FX_IDC:USDJPY   U.S. Dollar / Japanese Yen
USD/JPY breaks two-week long channel down

For the first time in many weeks, reports about another ballistic missile launch made by North Korea did not led to appreciation of the Yen. The news from Asia most probably was beat by a series of positive news coming from the United States. From technical point of view, strengthening of the buck led to breakout through strong resistance formed by the upper boundary of a descending channel together with the 55- and 100-hour SMAs.

Although certain signs point out on formation of a new ascending channel, this view might be premature, as further path to the north is obstructed by resistance zone surrounding the 38.2% Fibonacci retracement level at 111.65 as well the weekly PP at 111.78 that is backed up by the 200-hour SMA. In other words, today the pair is likely to plunge back to 111.20.
Comment:
USD/JPY forms minor rising wedge

Even though there were attempts to push the pair back to the 55- and 100-hour SMAs, anticipation of the upcoming US GDP data release and the event itself inched the buck higher. Without this fundamental background the pair would unlikely to bypass the 38.2% Fibonacci retracement level at 111.65 and the monthly S1 at 112.05.
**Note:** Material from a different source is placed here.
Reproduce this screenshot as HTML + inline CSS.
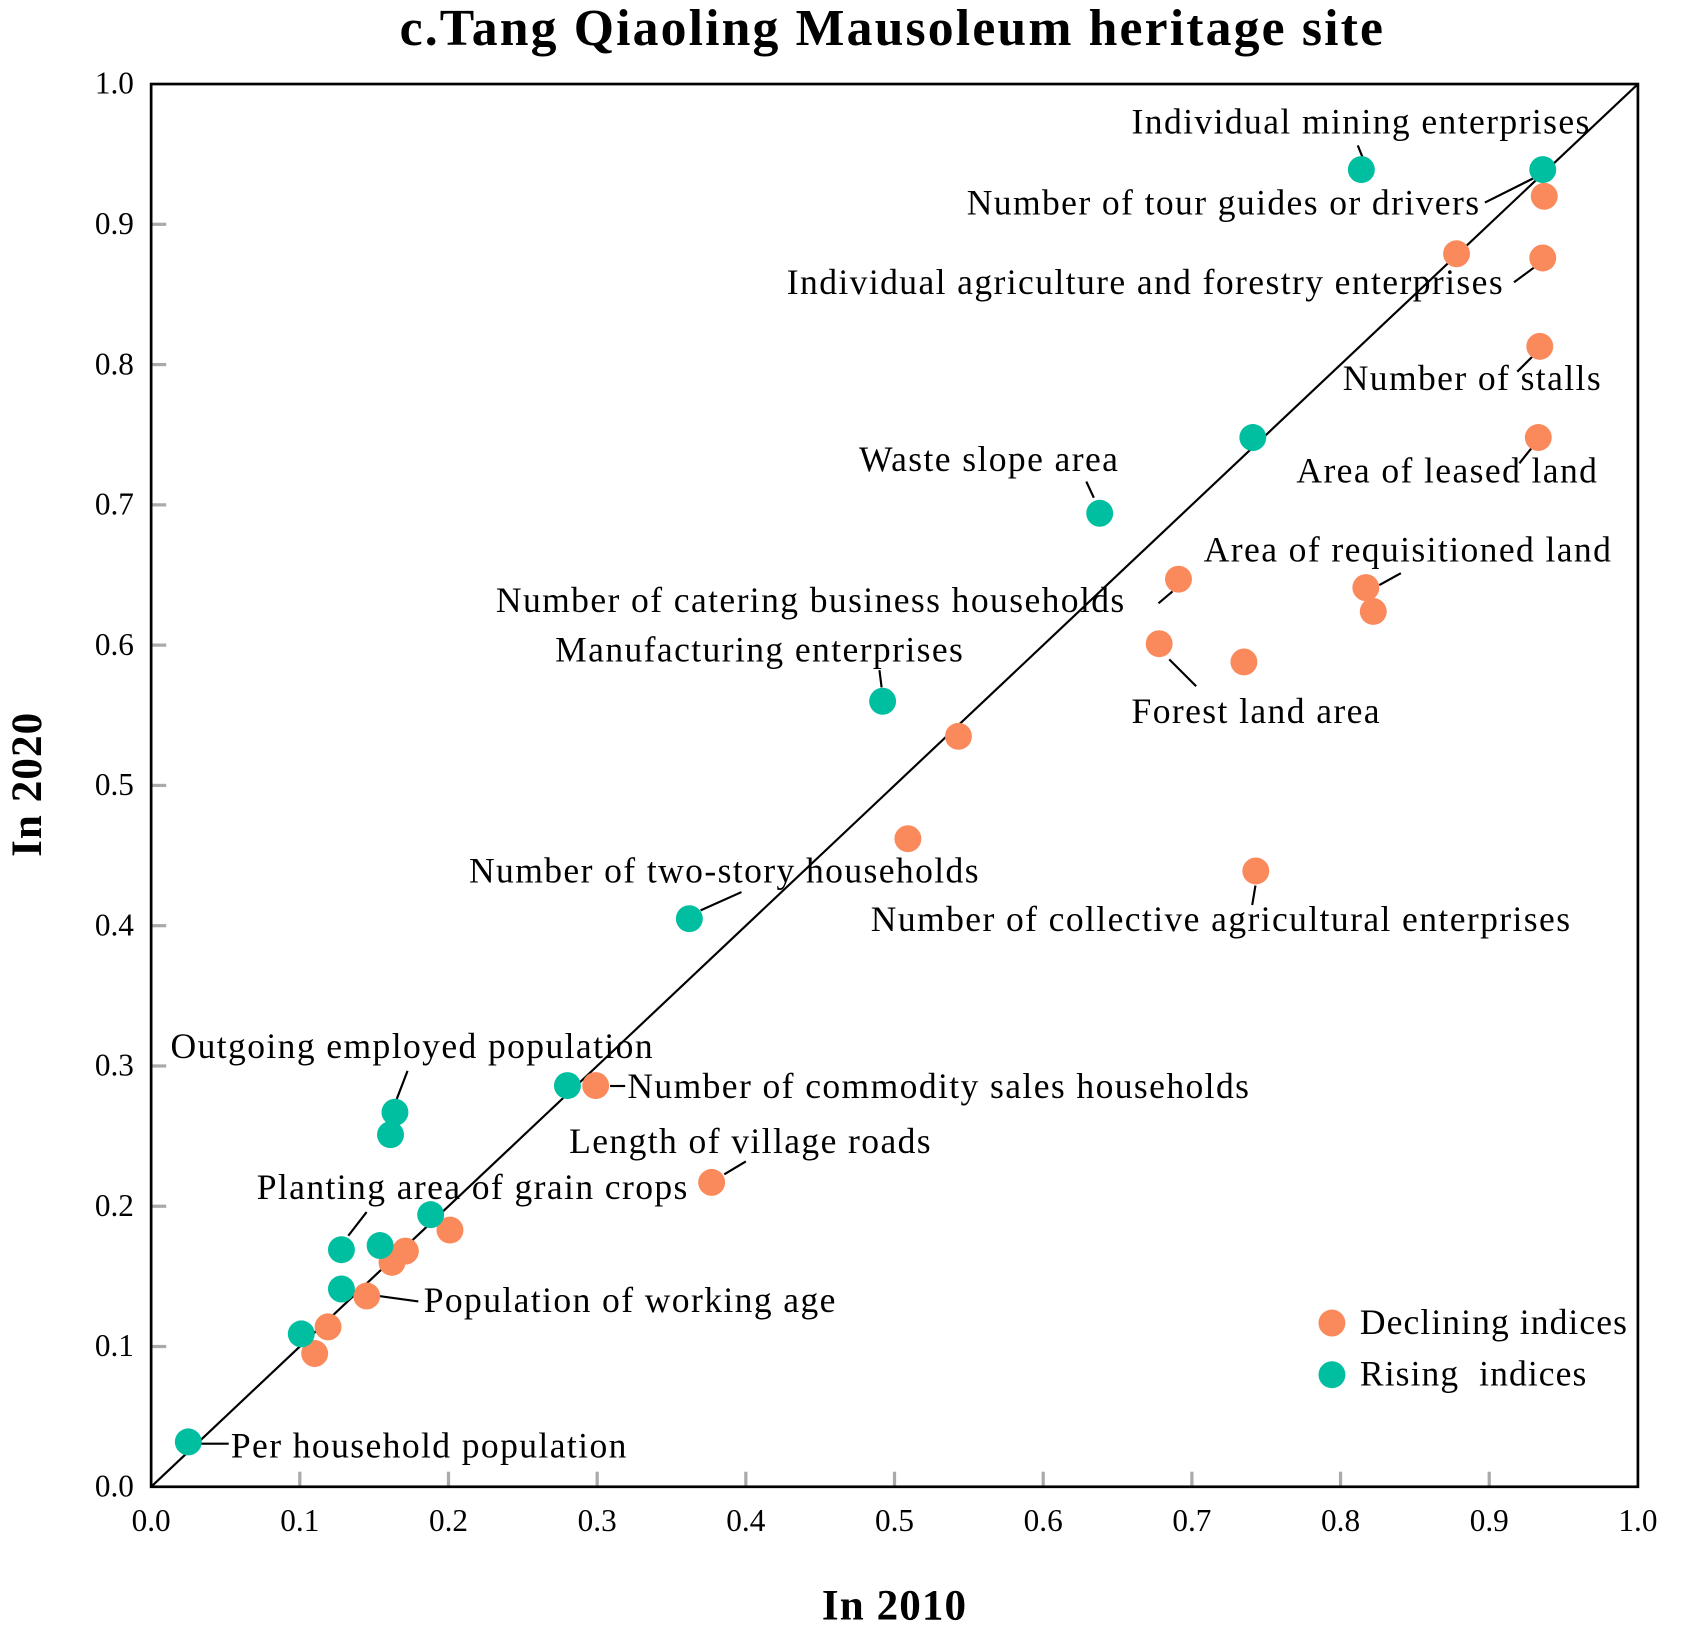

However, the further surge seems unlikely, as yesterday’s sharp advance led to transformation of new junior ascending channel into the rising wedge formation. In support of this assumption, there is an alleged resistance area between the 112.30 and 112.35 marks that matches with the breaking point of the pattern. In case this assumption is incorrect, a combination of the weekly R1 and the 50% Fibonacci retracement level near 112.45 should temporarily halt the buck from soaring higher.

Comment:
USD/JPY tests strong resistance at 112.70

Unfortunately, neither existence of a rising wedge formation, nor the weekly R1 or the 50% Fibonacci retracement level stopped the rate from breaking to the top. However, this does not automatically mean dissolution of the pattern, as it still stay in force by making readjustment of the boundaries.

Regardless of existence of the figure, in order to continue moving upwards, the pair will need to cross strong resistance zone located between the 112.62 and 12.70 marks. In addition to that, this barrier is strengthened by the 55-day SMA that lies at 112.75 as well as the 50% Fibonacci retracement level located at 113.00. In support of this assumption, 55% of pending orders in 100 pip range and 59% in 50 pip ranges are set to sell.